I’d reframe this a little. I’m not so convinced that there is a such thing as a “center”, as Walker claims; I think what he’s referring to is the elite. The “center” if you will, of the political/media establishment. But the point remains. The “respectable” establismentarian position can take on a tinge of paranoia.

The classic account of American conspiratology is Richard Hofstadter’s 1964 essay “The Paranoid Style in American Politics.” It’s a flawed, uneven article, but it includes several perceptive passages. The most astute section might be this:

It is hard to resist the conclusion that this enemy is on many counts the projection of the self; both the ideal and the unacceptable aspects of the self are attributed to him. The enemy may be the cosmopolitan intellectual, but the paranoid will outdo him in the apparatus of scholarship, even of pedantry. Secret organizations set up to combat secret organizations give the same flattery. The Ku Klux Klan imitated Catholicism to the point of donning priestly vestments, developing an elaborate ritual and an equally elaborate hierarchy.
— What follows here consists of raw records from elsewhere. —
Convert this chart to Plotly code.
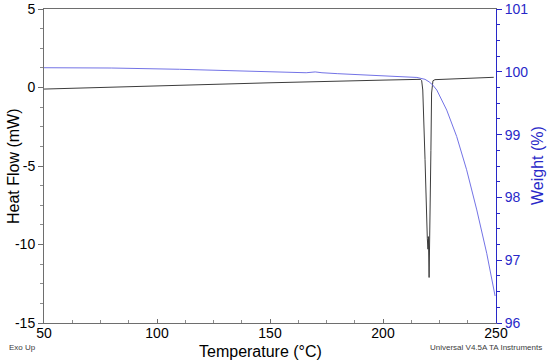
import plotly.graph_objects as go

# Heat flow (mW) vs temperature (°C)
hf_temp = [50, 100, 150, 200, 215, 216.5, 217.1, 217.6, 218.6, 219.3, 219.6, 219.9, 220.1, 220.4,
           220.6, 220.7, 220.75, 220.85, 221.0, 221.2, 221.5, 222.1, 223, 235, 249]
hf_val = [-0.1, 0.12, 0.3, 0.47, 0.53, 0.52, 0.45, -0.16, -4.6, -9.27, -9.6, -10.3, -9.5, -12.1,
          -10.5, -9.0, -9.6, -9.1, -7.5, -4.0, -0.35, 0.43, 0.5, 0.57, 0.65]

# Weight (%) vs temperature (°C)
wt_temp = [50, 80, 110, 140, 160, 166, 170, 173, 180, 203, 215, 218.6, 220.4, 222, 223.8,
           228.2, 232.6, 237.0, 241.5, 245.9, 248.8, 249.6]
wt_val = [100.065, 100.06, 100.04, 100.01, 99.985, 99.985, 99.998, 99.985, 99.97, 99.935, 99.91,
          99.88, 99.84, 99.79, 99.71, 99.39, 98.97, 98.44, 97.8, 97.11, 96.58, 96.43]

# Tick labels
x_ticks = [50, 100, 150, 200, 250]
hf_ticks = [-15, -10, -5, 0, 5]
hf_ticklabels = ["-15", "-10", "-5", "0", "5"]
wt_ticks = [96, 97, 98, 99, 100, 101]

BLUE = "rgb(40,40,200)"
GRAY = "rgb(110,110,110)"
FONT = "Liberation Sans, Arial, sans-serif"

W, H = 550, 361
L, R, T, B = 44, 54, 9, 38
pw, ph = W - L - R, H - T - B


def px(x):
    return (x - L) / pw


def py(y):
    return (H - B - y) / ph


fig = go.Figure()
fig.add_trace(go.Scatter(x=hf_temp, y=hf_val, mode="lines",
                         line=dict(color="rgb(60,60,60)", width=1), yaxis="y"))
fig.add_trace(go.Scatter(x=wt_temp, y=wt_val, mode="lines",
                         line=dict(color="rgb(115,115,230)", width=1), yaxis="y2"))

fig.update_layout(
    width=W, height=H,
    margin=dict(l=L, r=R, t=T, b=B, autoexpand=False),
    paper_bgcolor="white", plot_bgcolor="white",
    showlegend=False,
    font=dict(family=FONT, size=14, color="black"),
    xaxis=dict(range=[50, 250], tickvals=x_ticks, showgrid=False, zeroline=False,
               showline=True, linecolor=GRAY, linewidth=1, mirror=True, automargin=False,
               ticks="inside", ticklen=4, tickcolor=GRAY, ticklabelstandoff=-3,
               minor=dict(dtick=12.5, ticks="inside", ticklen=3, tickcolor="rgb(140,140,140)"),
               tickfont=dict(size=14)),
    yaxis=dict(range=[-15, 5], tickvals=hf_ticks, ticktext=hf_ticklabels, showgrid=False,
               zeroline=False, automargin=False,
               showline=True, linecolor=GRAY, linewidth=1,
               ticks="outside", ticklen=5, tickcolor=GRAY,
               minor=dict(dtick=1.25, ticks="outside", ticklen=3, tickcolor="rgb(140,140,140)"),
               tickfont=dict(size=14)),
    yaxis2=dict(range=[96, 101], tickvals=wt_ticks, overlaying="y", side="right", showgrid=False,
                zeroline=False, showline=True, linecolor=BLUE, linewidth=1, automargin=False,
                ticks="outside", ticklen=5, tickcolor=BLUE,
                minor=dict(dtick=0.25, ticks="outside", ticklen=3, tickcolor=BLUE),
                tickfont=dict(size=14, color=BLUE)),
    annotations=[
        dict(text="Temperature (°C)", x=px(260), y=py(351), xref="paper", yref="paper",
             showarrow=False, xanchor="center", yanchor="middle", font=dict(size=16)),
        dict(text="Heat Flow (mW)", x=px(13), y=py(166), xref="paper", yref="paper",
             showarrow=False, xanchor="center", yanchor="middle", textangle=-90,
             font=dict(size=16)),
        dict(text="Weight (%)", x=px(537), y=py(166), xref="paper", yref="paper",
             showarrow=False, xanchor="center", yanchor="middle", textangle=-90,
             font=dict(size=16, color=BLUE)),
        dict(text="Exo Up", x=px(22), y=py(347), xref="paper", yref="paper", showarrow=False,
             xanchor="center", yanchor="middle", font=dict(size=8, color="rgb(60,60,60)")),
        dict(text="Universal V4.5A TA Instruments", x=px(486), y=py(347), xref="paper",
             yref="paper", showarrow=False, xanchor="center", yanchor="middle",
             font=dict(size=8, color="rgb(60,60,60)")),
    ],
)

fig.write_html("out.html", config={"displayModeBar": False},
               post_script="document.body.style.margin='0';document.body.style.overflow='hidden';")
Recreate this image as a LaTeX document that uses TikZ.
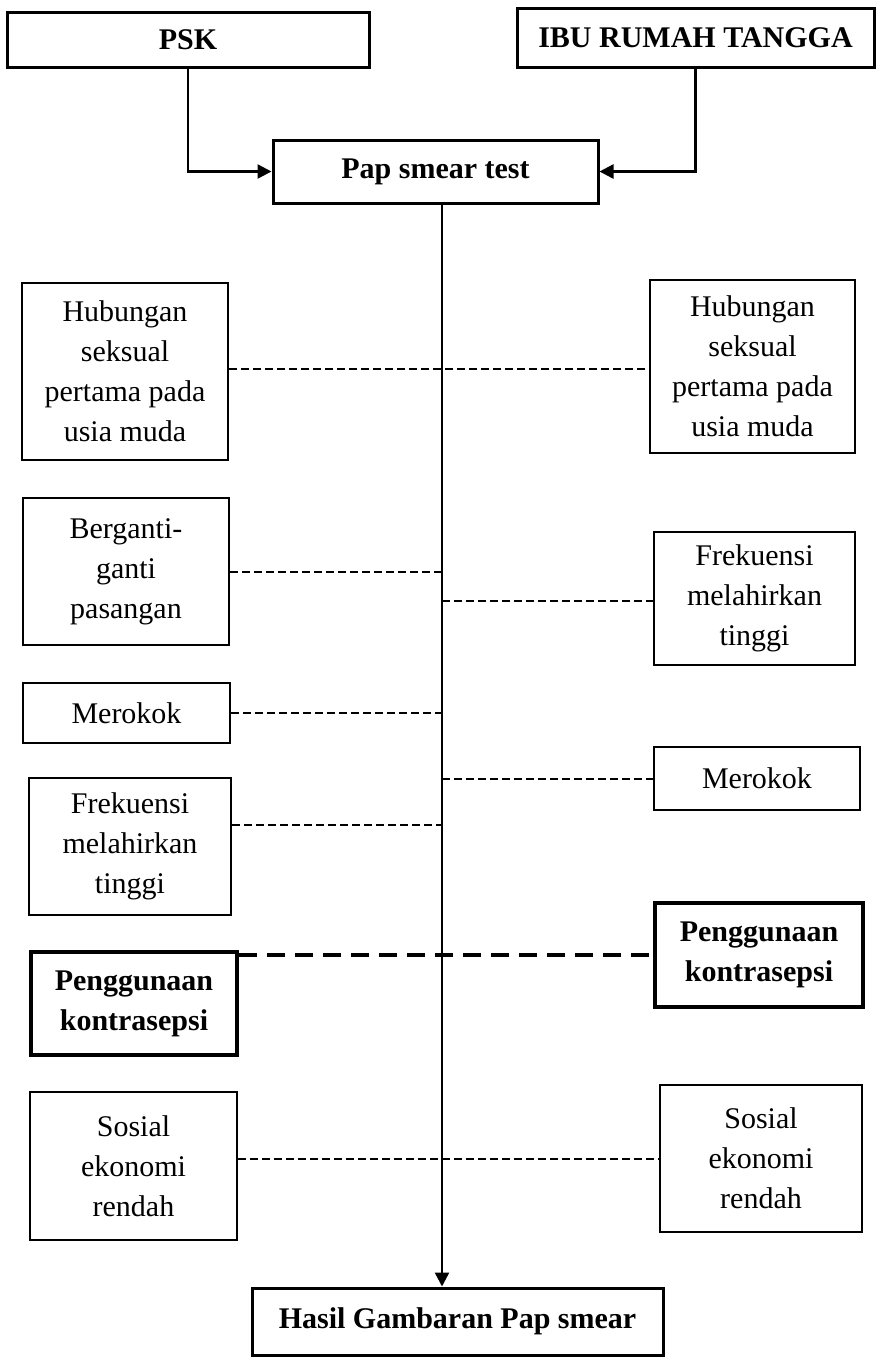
\documentclass[tikz,border=0pt]{standalone}
\usepackage{fontspec}
\setmainfont{Liberation Serif}
\usetikzlibrary{arrows.meta}
\begin{document}
\begin{tikzpicture}[x=0.5pt,y=-0.5pt,
 box/.style={draw, line width=1pt, align=center, inner sep=0pt, font=\fontsize{15}{20}\selectfont},
 headbox/.style={box, line width=1.5pt, font=\bfseries\fontsize{15}{20}\selectfont},
 keybox/.style={box, line width=2pt, font=\bfseries\fontsize{15}{20}\selectfont},
 link/.style={line width=1pt, dash pattern=on 4pt off 2pt},
 keylink/.style={line width=2pt, dash pattern=on 9pt off 5pt},
 flow/.style={line width=1.2pt, -{Triangle[length=7pt,width=7pt]}}]
\useasboundingbox (0,0) rectangle (876,1357);
% top
\node[headbox, minimum width=181pt, minimum height=27.5pt] (psk) at (188,39.5) {PSK};
\node[headbox, minimum width=178.5pt, minimum height=29.5pt] (ibu) at (695.5,37.5) {IBU RUMAH TANGGA};
\node[headbox, minimum width=162.5pt, minimum height=31.5pt] (pap) at (435.5,171.5) {Pap smear test};
\node[headbox, minimum width=205.5pt, minimum height=33.5pt] (hasil) at (457.5,1321.5) {Hasil Gambaran Pap smear};
\coordinate (spine) at (442,0);
\draw[flow] (psk.south) |- (pap.west);
\draw[flow] (ibu.south) |- (pap.east);
\draw[flow] (pap.south -| spine) -- (hasil.north -| spine);
% factor boxes
\node[box, minimum width=103pt, minimum height=88.5pt] (h1L) at (125,371.5) {Hubungan\\seksual\\pertama pada\\usia muda};
\node[box, minimum width=102.5pt, minimum height=86.5pt] (h1R) at (752.5,366.5) {Hubungan\\seksual\\pertama pada\\usia muda};
\node[box, minimum width=103pt, minimum height=73.5pt] (bgL) at (126,571.5) {Berganti-\\ganti\\pasangan};
\node[box, minimum width=100.5pt, minimum height=66.5pt] (frR) at (754.5,598.5) {Frekuensi\\melahirkan\\tinggi};
\node[box, minimum width=103.5pt, minimum height=30pt] (mrL) at (126.5,713) {Merokok};
\node[box, minimum width=103pt, minimum height=31.5pt] (mrR) at (757,778.5) {Merokok};
\node[box, minimum width=101pt, minimum height=68.5pt] (frL) at (130,846.5) {Frekuensi\\melahirkan\\tinggi};
\node[keybox, minimum width=103pt, minimum height=51.5pt] (pkL) at (134,1003.5) {Penggunaan\\kontrasepsi};
\node[keybox, minimum width=104pt, minimum height=52pt] (pkR) at (759,955) {Penggunaan\\kontrasepsi};
\node[box, minimum width=103.5pt, minimum height=74pt] (soL) at (133.5,1166) {Sosial\\ekonomi\\rendah};
\node[box, minimum width=101pt, minimum height=73.5pt] (soR) at (761,1158.5) {Sosial\\ekonomi\\rendah};
% dashed links
\draw[link] ([yshift=1.5pt]h1L.east) -- ([yshift=1.5pt]h1L.east -| h1R.west);
\draw[link] (bgL.east) -- (bgL.east -| spine);
\draw[link] ([yshift=-1pt]frR.west -| spine) -- ([yshift=-1pt]frR.west);
\draw[link] (mrL.east) -- (mrL.east -| spine);
\draw[link] (mrR.west -| spine) -- (mrR.west);
\draw[link] ([yshift=10.75pt]frL.east) -- ([yshift=10.75pt]frL.east -| spine);
\draw[keylink] (pkL.east |- pkR.west) -- (pkR.west);
\draw[link] (soL.east |- soR.west) -- (soR.west);
\end{tikzpicture}
\end{document}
The John Birch Society emulates Communist cells and quasi-secret operation through “front” groups, and preaches a ruthless prosecution of the ideological war along lines very similar to those it finds in the Communist enemy.

Hofstadter doesn’t acknowledge it, but the argument could be applied to a lot of his audience as well. His article begins with a reference to “extreme right-wingers,” a lede that reflected the times: As he was writing, America was undergoing a wave of alarm about the radical right. This had been building throughout the Kennedy years and had intensified after the president’s assassination, which many people either blamed directly on the far right or attributed to an atmosphere of fear and division that they traced to the right’s rhetoric. By the time Hofstadter’s article appeared, the projection he described was in full effect not merely on the fringes but in the political center. Just as anti-Communists had mimicked the Communists, anti-anti-Communists were emulating the red-hunters.

History does seem to have a way of repeating itself, doesn’t it?

In 1961, for example, Walter and Victor Reuther of the United Auto Workers and the liberal attorney Joseph Rauh wrote a 24-page memo urging the attorney general to deploy the Federal Bureau of Investigation, the Internal Revenue Service, and the Federal Communications Commission in “the struggle against the radical right.” By this they meant not just the Birchers and the Christian Crusade but Goldwater and the libertarian Volker Fund.

Goldwater???

In Before the Storm, his history of the Goldwater movement, the independent historian Rick Perlstein describes Group Research Incorporated, a UAW-funded operation, as “the mirror image of the political intelligence businesses that monitored left-wingers in the 1950s, identifying fellow-travelling organizations by counting the number of members and officers shared with purported Communist Party fronts. Group Research did the same thing, substituting the John Birch Society for the reds.

The implications of this for the present are clear: the allegations of radicalism coming from the left and the establishment organs toward the tea parties are a reflection of the left-wing radicalism among those who have actually seized power.

Walker then goes on to make the case that the militias, then and now, are also generally being tarred as far more radical than they really are. The whole thing is worth a read.

Aryan Nations leader Richard Butler complained to New York Post reporter Jonathan Karl in The Right to Bear Arms, Karl’s balanced assessment of the militia phenomenon. “They’re actually traitors to the white race; they seek to integrate with blacks, Jews, and others.” It’s true that some racists and anti-Semites popped up in militia circles. Some blacks, Hispanics, and Jews showed up as well. The driving force behind the movement was fear of the government, not fear of foreign races and religions.

The militias may be a little nuts, but so are the people running this country. The difference is the militias aren’t dangerous, because they’re not in power.

See also: Timothy McVeigh Was No Libertarian: The Fallacy of Conflating Two Very Different Types of “Anti-Government” Movements

And speaking of paranoid nuts, hi there, stalkers! How’s Fearless Leader?